Il cinico è una persona
che conosce
il prezzo di tutto
e il valore di niente
O. Wilde
 
La trama di prostituzione
Questo tipo di relazione è molto frequente nel mondo del lavoro. Chi detiene il potere automaticamente gestisce anche il denaro che intercorre nelle prestazioni di lavoro e può portare facilmente i suoi sottoposti in questa "trama" .
La dinamica è quella di comperare l'altro, la sua prestazione, senza alcun rispetto per la sua sensibilità, il suo modo di pensare o altro, con l'alibi che "tanto tu sei pagato per farlo e non ti puoi rifiutare, anzi devi mostrarti contento".
E' la stessa trama che sta dietro alle molestie sessuali sul luogo di lavoro tanto frequenti, ma è anche la stessa trama del cameriere che con insistenza ti chiede la mancia per essere stato gentile o sollecito (potremmo dire "untuoso"). Si tratta di umiliazione, cioè di mancanza di rispetto sia in chi la attiva, sia in chi la subisce, perché in tal caso manca di rispetto per se stesso.

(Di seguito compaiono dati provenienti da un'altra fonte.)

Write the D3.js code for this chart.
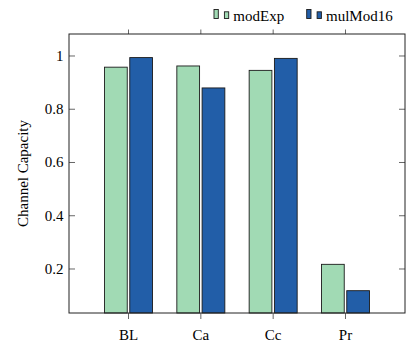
<!DOCTYPE html>
<html>
<head>
<meta charset="utf-8">
<script src="https://cdn.jsdelivr.net/npm/d3@7"></script>
<style>
  html, body { margin: 0; padding: 0; background: #fff; }
  svg { display: block; }
</style>
</head>
<body>
<svg id="chart" width="409" height="347"></svg>
<script>
const categories = ["BL", "Ca", "Cc", "Pr"];
const seriesNames = ["modExp", "mulMod16"];
const modExp = [0.958, 0.9625, 0.946, 0.2175];
const mulMod16 = [0.994, 0.880, 0.991, 0.1185];
const yTicks = [0.2, 0.4, 0.6, 0.8, 1];
const yTickLabels = ["0.2", "0.4", "0.6", "0.8", "1"];
const colors = ["#a1dab4", "#225ea8"];
const yLabel = "Channel Capacity";

const seriesValues = [modExp, mulMod16];
const FONT = "Liberation Serif, serif";
const fs = 15;

const svg = d3.select("#chart");
const L = 69, R = 405, T = 34, B = 313;

const x = d3.scalePoint().domain(categories).range([L, R]).padding(0.8227);
const xSub = d3.scaleBand().domain(seriesNames).range([-24, 24]).paddingInner(0.1);
const y = d3.scaleLinear().domain([0.0347, 1.0826]).range([B, T]);

function label(sel, tx, ty, txt, anchor, extra) {
  return sel.append("text")
    .attr("transform", `translate(${tx},${ty}) ${extra || ""}`)
    .attr("text-anchor", anchor)
    .attr("font-size", fs)
    .attr("font-family", FONT)
    .attr("fill", "#000")
    .text(txt);
}

// bars
seriesNames.forEach((s, si) => {
  svg.append("g").selectAll("rect")
    .data(categories.map((c, i) => ({ c, v: seriesValues[si][i] })))
    .join("rect")
    .attr("x", d => x(d.c) + xSub(s))
    .attr("width", xSub.bandwidth())
    .attr("y", d => y(d.v))
    .attr("height", d => B - y(d.v))
    .attr("fill", colors[si])
    .attr("stroke", "#1a1a1a")
    .attr("stroke-width", 0.9);
});

// ticks
const tickLen = 6;
const tg = svg.append("g").attr("stroke", "#555").attr("stroke-width", 0.9);
categories.forEach(c => {
  tg.append("line").attr("x1", x(c)).attr("x2", x(c)).attr("y1", B).attr("y2", B + tickLen);
  tg.append("line").attr("x1", x(c)).attr("x2", x(c)).attr("y1", T).attr("y2", T - 4.5);
});
yTicks.forEach(t => {
  tg.append("line").attr("x1", L).attr("x2", L + tickLen).attr("y1", y(t)).attr("y2", y(t));
  tg.append("line").attr("x1", R).attr("x2", R - tickLen).attr("y1", y(t)).attr("y2", y(t));
});

// frame
svg.append("rect").attr("x", L).attr("y", T).attr("width", R - L).attr("height", B - T)
  .attr("fill", "none").attr("stroke", "#222").attr("stroke-width", 1);

// tick labels
const xl = svg.append("g");
categories.forEach(c => label(xl, x(c), 339.5, c, "middle"));
const yl = svg.append("g");
yTicks.forEach((t, i) => label(yl, 63.5, y(t) + 5, yTickLabels[i], "end"));

// y label
label(svg, 27.5, (T + B) / 2, yLabel, "middle", "rotate(-90)");

// legend
const legendPos = [214, 306.7];
const lg = svg.append("g");
seriesNames.forEach((s, si) => {
  const x0 = legendPos[si];
  lg.append("rect").attr("x", x0).attr("y", 9.5).attr("width", 4.3).attr("height", 9)
    .attr("fill", colors[si]).attr("stroke", "#1a1a1a").attr("stroke-width", 0.9);
  lg.append("rect").attr("x", x0 + 10.4).attr("y", 11.8).attr("width", 4.3).attr("height", 6.7)
    .attr("fill", colors[si]).attr("stroke", "#1a1a1a").attr("stroke-width", 0.9);
  label(lg, x0 + 19.3, 20.5, s, "start");
});
</script>
</body>
</html>
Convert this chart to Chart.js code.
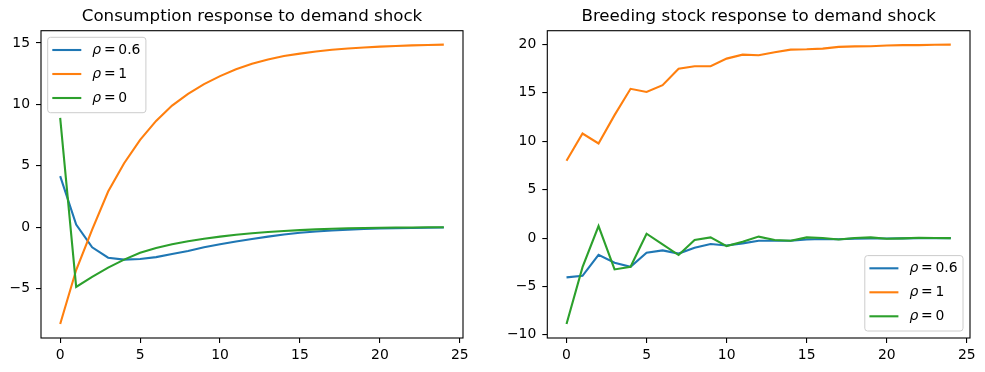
<!DOCTYPE html>
<html>
<head>
<meta charset="utf-8">
<title>Demand shock responses</title>
<script src="https://cdn.jsdelivr.net/npm/chart.js@4.4.1/dist/chart.umd.min.js"></script>
<style>
    body { margin: 0; background: #fff; }
    .panel { position: absolute; top: 0; height: 372px; }
    #leftPanel { left: 0; width: 490px; }
    #rightPanel { left: 490px; width: 495px; }
</style>
</head>
<body>
<div class="panel" id="leftPanel"><canvas id="consumptionChart"></canvas></div>
<div class="panel" id="rightPanel"><canvas id="breedingChart"></canvas></div>
<script>
// Periods after the shock
const periods = [0, 1, 2, 3, 4, 5, 6, 7, 8, 9, 10, 11, 12, 13, 14, 15, 16, 17, 18, 19, 20, 21, 22, 23, 24];

// Series labels (rho values)
const rhoLabels = ['0.6', '1', '0'];

// Consumption response
const consumptionRho06 = [4.15, 0.2, -1.65, -2.5, -2.65, -2.6, -2.45, -2.2, -1.95, -1.65, -1.4, -1.17, -0.97, -0.78, -0.6, -0.46, -0.36, -0.28, -0.21, -0.16, -0.12, -0.09, -0.07, -0.05, -0.04];
const consumptionRho1 = [-7.9, -3.5, -0.2, 2.9, 5.2, 7.1, 8.65, 9.9, 10.85, 11.65, 12.3, 12.85, 13.3, 13.65, 13.93, 14.13, 14.3, 14.45, 14.55, 14.63, 14.7, 14.75, 14.8, 14.83, 14.86];
const consumptionRho0 = [8.9, -4.88, -4.05, -3.3, -2.65, -2.1, -1.7, -1.4, -1.15, -0.95, -0.78, -0.63, -0.5, -0.4, -0.32, -0.25, -0.19, -0.14, -0.1, -0.07, -0.05, -0.04, -0.03, -0.02, -0.01];

// Breeding stock response
const breedingRho06 = [-4.06, -3.9, -1.73, -2.55, -2.96, -1.51, -1.27, -1.6, -1.0, -0.62, -0.76, -0.55, -0.28, -0.27, -0.27, -0.15, -0.1, -0.12, -0.06, -0.04, -0.05, -0.03, -0.02, -0.01, -0.01];
const breedingRho1 = [7.98, 10.8, 9.77, 12.7, 15.42, 15.1, 15.8, 17.5, 17.75, 17.75, 18.54, 18.95, 18.88, 19.2, 19.47, 19.5, 19.57, 19.75, 19.8, 19.82, 19.9, 19.93, 19.93, 19.97, 19.98];
const breedingRho0 = [-8.88, -3.0, 1.24, -3.24, -2.96, 0.45, -0.65, -1.75, -0.2, 0.07, -0.83, -0.38, 0.15, -0.2, -0.28, 0.07, 0.0, -0.14, 0.0, 0.07, -0.07, -0.03, 0.03, 0.0, 0.0];

// Tick labels
const periodTicks = [0, 5, 10, 15, 20, 25];
const consumptionTicks = [-5, 0, 5, 10, 15];
const breedingTicks = [-10, -5, 0, 5, 10, 15, 20];

const seriesColors = ['#1f77b4', '#ff7f0e', '#2ca02c'];
const FONT = 'DejaVu Sans';

// matplotlib style minus sign
function formatTick(v) {
    return v < 0 ? '\u2212' + Math.abs(v) : String(v);
}

// Axis limits with 5% margin like matplotlib
function paddedRange(arrays) {
    const all = [].concat(...arrays);
    const lo = Math.min(...all);
    const hi = Math.max(...all);
    const pad = (hi - lo) * 0.05;
    return { min: lo - pad, max: hi + pad };
}

// Full box around the plot area
const framePlugin = {
    id: 'frame',
    afterDatasetsDraw(chart) {
        const a = chart.chartArea;
        const ctx = chart.ctx;
        ctx.save();
        ctx.strokeStyle = '#000';
        ctx.lineWidth = 1.1;
        ctx.strokeRect(a.left, a.top, a.right - a.left, a.bottom - a.top);
        ctx.restore();
    }
};

// Legend drawn inside the plot area
const insetLegendPlugin = {
    id: 'insetLegend',
    afterDraw(chart, args, opts) {
        const ctx = chart.ctx;
        const a = chart.chartArea;
        const size = 13.9;
        const rowGap = 24;
        const handleLen = 29;
        ctx.save();
        ctx.textBaseline = 'middle';

        const items = chart.data.datasets.map(ds => {
            ctx.font = 'italic ' + size + 'px "' + FONT + '"';
            const w1 = ctx.measureText('\u03c1').width;
            ctx.font = size + 'px "' + FONT + '"';
            const rest = '\u2009=\u2009' + ds.rhoText;
            const w2 = ctx.measureText(rest).width;
            return { color: ds.borderColor, rest: rest, w1: w1, w: w1 + w2 };
        });
        const textW = Math.max(...items.map(i => i.w));
        const boxW = 4.6 + handleLen + 11 + textW + 5.5;
        const boxH = 12.7 * 2 + rowGap * (items.length - 1) + 2;

        let x0, y0;
        if (opts.corner === 'lower right') {
            x0 = a.right - 7 - boxW;
            y0 = a.bottom - 7 - boxH;
        } else {
            x0 = a.left + 6.7;
            y0 = a.top + 6.6;
        }

        ctx.beginPath();
        ctx.roundRect(x0, y0, boxW, boxH, 2.8);
        ctx.fillStyle = 'rgba(255,255,255,0.8)';
        ctx.fill();
        ctx.strokeStyle = '#cccccc';
        ctx.lineWidth = 1;
        ctx.stroke();

        items.forEach((item, i) => {
            const y = y0 + 12.7 + i * rowGap;
            ctx.beginPath();
            ctx.moveTo(x0 + 4.6, y);
            ctx.lineTo(x0 + 4.6 + handleLen, y);
            ctx.strokeStyle = item.color;
            ctx.lineWidth = 2.1;
            ctx.stroke();

            const tx = x0 + 4.6 + handleLen + 11;
            ctx.fillStyle = '#000';
            ctx.font = 'italic ' + size + 'px "' + FONT + '"';
            ctx.fillText('\u03c1', tx, y);
            ctx.font = size + 'px "' + FONT + '"';
            ctx.fillText(item.rest, tx + item.w1, y);
        });
        ctx.restore();
    }
};

function buildChart(canvasId, cfg) {
    const yRange = paddedRange(cfg.series);
    const xRange = paddedRange([periods]);
    const tickFont = { family: FONT, size: 13.9 };

    const datasets = cfg.series.map((values, i) => ({
        label: 'rho = ' + rhoLabels[i],
        rhoText: rhoLabels[i],
        data: periods.map((p, k) => ({ x: p, y: values[k] })),
        borderColor: seriesColors[i],
        borderWidth: 2.1,
        pointRadius: 0,
        tension: 0,
        fill: false,
        order: cfg.series.length - i
    }));

    return new Chart(document.getElementById(canvasId), {
        type: 'line',
        data: { datasets: datasets },
        options: {
            responsive: true,
            maintainAspectRatio: false,
            animation: false,
            layout: { padding: { left: 0, right: cfg.rightPad, top: 0, bottom: 0 } },
            plugins: {
                legend: { display: false },
                tooltip: { enabled: false },
                title: {
                    display: true,
                    text: cfg.title,
                    fullSize: false,
                    color: '#000',
                    font: { family: FONT, size: 16.67, weight: 'normal', lineHeight: 1.2 },
                    padding: { top: 6.7, bottom: 4 }
                },
                insetLegend: { corner: cfg.legendCorner }
            },
            scales: {
                x: {
                    type: 'linear',
                    min: xRange.min,
                    max: xRange.max,
                    afterFit: s => { s.height = 34; },
                    afterBuildTicks: s => { s.ticks = periodTicks.map(v => ({ value: v })); },
                    ticks: { color: '#000', font: tickFont, padding: 4, maxRotation: 0, callback: v => formatTick(v) },
                    grid: { drawOnChartArea: false, color: '#000', tickLength: 5, lineWidth: 1.1 },
                    border: { display: false }
                },
                y: {
                    type: 'linear',
                    min: yRange.min,
                    max: yRange.max,
                    afterFit: s => { s.width = cfg.yAxisWidth; },
                    afterBuildTicks: s => { s.ticks = cfg.yTicks.map(v => ({ value: v })); },
                    ticks: { color: '#000', font: tickFont, padding: 6, callback: v => formatTick(v) },
                    grid: { drawOnChartArea: false, color: '#000', tickLength: 5, lineWidth: 1.1 },
                    border: { display: false }
                }
            }
        },
        plugins: [framePlugin, insetLegendPlugin]
    });
}

document.addEventListener('DOMContentLoaded', function() {
    buildChart('consumptionChart', {
        title: 'Consumption response to demand shock',
        series: [consumptionRho06, consumptionRho1, consumptionRho0],
        yTicks: consumptionTicks,
        yAxisWidth: 41,
        rightPad: 27,
        legendCorner: 'upper left'
    });
    buildChart('breedingChart', {
        title: 'Breeding stock response to demand shock',
        series: [breedingRho06, breedingRho1, breedingRho0],
        yTicks: breedingTicks,
        yAxisWidth: 57.3,
        rightPad: 15,
        legendCorner: 'lower right'
    });
});
</script>
</body>
</html>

In famiglia tale situazione si presenta quando il figlio/a impara a fare il "ruffiano" per conquistarsi un regalo o una mancia in più, oppure il genitore promette soldi in cambio di obbedienza, buoni voti a scuola, ecc.
I. di Carpegna
 
La maturità è un'infanzia riconquistata,
in cui gli ideali iniziali, o persino i sogni,
sono stati integrati nella vita reale
J. Hillman
 
La trama di cooperazione
Quando i banchieri, gli alti prelati e i capi delle grandi corporazioni fiorentine decisero di fare di Firenze la più bella città della Cristianità non si limitarono a pagare gli artisti aspettando passivamente e lasciandoli fare, ma parteciparono attivamente al processo di incoraggiamento, valutazione e selezione delle opere che volevano vedere realizzate. E fu il profondo interesse e il coinvolgimento di tutti i fiorentini - eminenti cittadini e gente comune - a spingere gli artisti a superarsi e a creare opere che sono andate oltre i loro precedenti limiti.